» Supplied information:
--- begin ---
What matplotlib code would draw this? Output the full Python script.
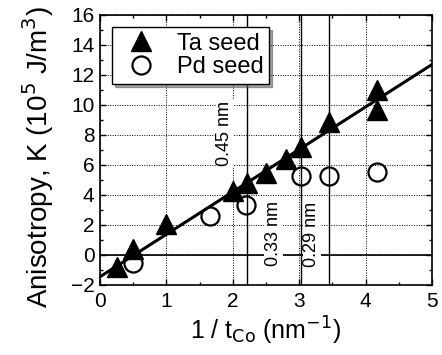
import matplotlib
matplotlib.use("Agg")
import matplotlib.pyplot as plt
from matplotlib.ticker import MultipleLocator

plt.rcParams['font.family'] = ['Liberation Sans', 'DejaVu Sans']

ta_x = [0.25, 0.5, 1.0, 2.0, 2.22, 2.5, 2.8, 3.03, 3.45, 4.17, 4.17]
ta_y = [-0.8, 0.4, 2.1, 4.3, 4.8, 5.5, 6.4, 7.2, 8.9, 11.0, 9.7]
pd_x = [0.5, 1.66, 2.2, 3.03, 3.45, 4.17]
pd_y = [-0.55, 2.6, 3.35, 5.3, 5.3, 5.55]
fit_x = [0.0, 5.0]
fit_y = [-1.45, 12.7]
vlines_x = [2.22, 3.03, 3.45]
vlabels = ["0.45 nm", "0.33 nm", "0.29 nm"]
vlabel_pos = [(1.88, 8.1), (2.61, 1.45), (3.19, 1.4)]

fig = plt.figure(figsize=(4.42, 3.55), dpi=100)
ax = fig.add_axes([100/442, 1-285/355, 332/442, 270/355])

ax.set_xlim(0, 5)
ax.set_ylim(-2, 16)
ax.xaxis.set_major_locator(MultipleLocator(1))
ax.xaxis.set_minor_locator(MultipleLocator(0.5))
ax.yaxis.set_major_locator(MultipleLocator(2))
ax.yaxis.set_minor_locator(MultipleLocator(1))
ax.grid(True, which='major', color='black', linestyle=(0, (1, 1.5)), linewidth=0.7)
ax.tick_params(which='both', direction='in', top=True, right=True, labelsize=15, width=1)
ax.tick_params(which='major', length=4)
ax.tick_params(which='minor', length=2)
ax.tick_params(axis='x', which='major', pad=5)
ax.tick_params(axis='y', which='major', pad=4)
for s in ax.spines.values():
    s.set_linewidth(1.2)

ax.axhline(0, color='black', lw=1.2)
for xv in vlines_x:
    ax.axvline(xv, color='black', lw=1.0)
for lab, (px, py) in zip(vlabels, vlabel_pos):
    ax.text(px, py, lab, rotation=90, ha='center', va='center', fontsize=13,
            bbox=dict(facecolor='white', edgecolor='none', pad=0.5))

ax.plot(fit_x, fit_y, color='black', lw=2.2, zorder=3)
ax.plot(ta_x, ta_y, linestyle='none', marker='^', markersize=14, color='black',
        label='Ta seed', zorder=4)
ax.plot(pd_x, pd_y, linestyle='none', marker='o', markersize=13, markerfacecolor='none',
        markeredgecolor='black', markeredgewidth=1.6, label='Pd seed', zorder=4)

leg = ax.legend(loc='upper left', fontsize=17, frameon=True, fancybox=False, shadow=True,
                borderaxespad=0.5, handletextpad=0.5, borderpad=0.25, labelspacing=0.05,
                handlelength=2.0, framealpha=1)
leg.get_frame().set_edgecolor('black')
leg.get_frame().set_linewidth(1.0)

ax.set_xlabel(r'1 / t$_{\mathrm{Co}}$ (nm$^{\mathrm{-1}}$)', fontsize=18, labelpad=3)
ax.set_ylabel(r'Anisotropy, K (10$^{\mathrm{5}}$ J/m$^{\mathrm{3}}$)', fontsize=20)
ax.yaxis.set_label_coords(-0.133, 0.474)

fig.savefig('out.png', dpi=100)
--- end ---
» Problem to work on: Print out the lines exactly, skipping any picture.

» Exercise solution:
What matplotlib code would draw this? Output the full Python script.
import matplotlib
matplotlib.use("Agg")
import matplotlib.pyplot as plt
from matplotlib.ticker import MultipleLocator

plt.rcParams['font.family'] = ['Liberation Sans', 'DejaVu Sans']

ta_x = [0.25, 0.5, 1.0, 2.0, 2.22, 2.5, 2.8, 3.03, 3.45, 4.17, 4.17]
ta_y = [-0.8, 0.4, 2.1, 4.3, 4.8, 5.5, 6.4, 7.2, 8.9, 11.0, 9.7]
pd_x = [0.5, 1.66, 2.2, 3.03, 3.45, 4.17]
pd_y = [-0.55, 2.6, 3.35, 5.3, 5.3, 5.55]
fit_x = [0.0, 5.0]
fit_y = [-1.45, 12.7]
vlines_x = [2.22, 3.03, 3.45]
vlabels = ["0.45 nm", "0.33 nm", "0.29 nm"]
vlabel_pos = [(1.88, 8.1), (2.61, 1.45), (3.19, 1.4)]

fig = plt.figure(figsize=(4.42, 3.55), dpi=100)
ax = fig.add_axes([100/442, 1-285/355, 332/442, 270/355])

ax.set_xlim(0, 5)
ax.set_ylim(-2, 16)
ax.xaxis.set_major_locator(MultipleLocator(1))
ax.xaxis.set_minor_locator(MultipleLocator(0.5))
ax.yaxis.set_major_locator(MultipleLocator(2))
ax.yaxis.set_minor_locator(MultipleLocator(1))
ax.grid(True, which='major', color='black', linestyle=(0, (1, 1.5)), linewidth=0.7)
ax.tick_params(which='both', direction='in', top=True, right=True, labelsize=15, width=1)
ax.tick_params(which='major', length=4)
ax.tick_params(which='minor', length=2)
ax.tick_params(axis='x', which='major', pad=5)
ax.tick_params(axis='y', which='major', pad=4)
for s in ax.spines.values():
    s.set_linewidth(1.2)

ax.axhline(0, color='black', lw=1.2)
for xv in vlines_x:
    ax.axvline(xv, color='black', lw=1.0)
for lab, (px, py) in zip(vlabels, vlabel_pos):
    ax.text(px, py, lab, rotation=90, ha='center', va='center', fontsize=13,
            bbox=dict(facecolor='white', edgecolor='none', pad=0.5))

ax.plot(fit_x, fit_y, color='black', lw=2.2, zorder=3)
ax.plot(ta_x, ta_y, linestyle='none', marker='^', markersize=14, color='black',
        label='Ta seed', zorder=4)
ax.plot(pd_x, pd_y, linestyle='none', marker='o', markersize=13, markerfacecolor='none',
        markeredgecolor='black', markeredgewidth=1.6, label='Pd seed', zorder=4)

leg = ax.legend(loc='upper left', fontsize=17, frameon=True, fancybox=False, shadow=True,
                borderaxespad=0.5, handletextpad=0.5, borderpad=0.25, labelspacing=0.05,
                handlelength=2.0, framealpha=1)
leg.get_frame().set_edgecolor('black')
leg.get_frame().set_linewidth(1.0)

ax.set_xlabel(r'1 / t$_{\mathrm{Co}}$ (nm$^{\mathrm{-1}}$)', fontsize=18, labelpad=3)
ax.set_ylabel(r'Anisotropy, K (10$^{\mathrm{5}}$ J/m$^{\mathrm{3}}$)', fontsize=20)
ax.yaxis.set_label_coords(-0.133, 0.474)

fig.savefig('out.png', dpi=100)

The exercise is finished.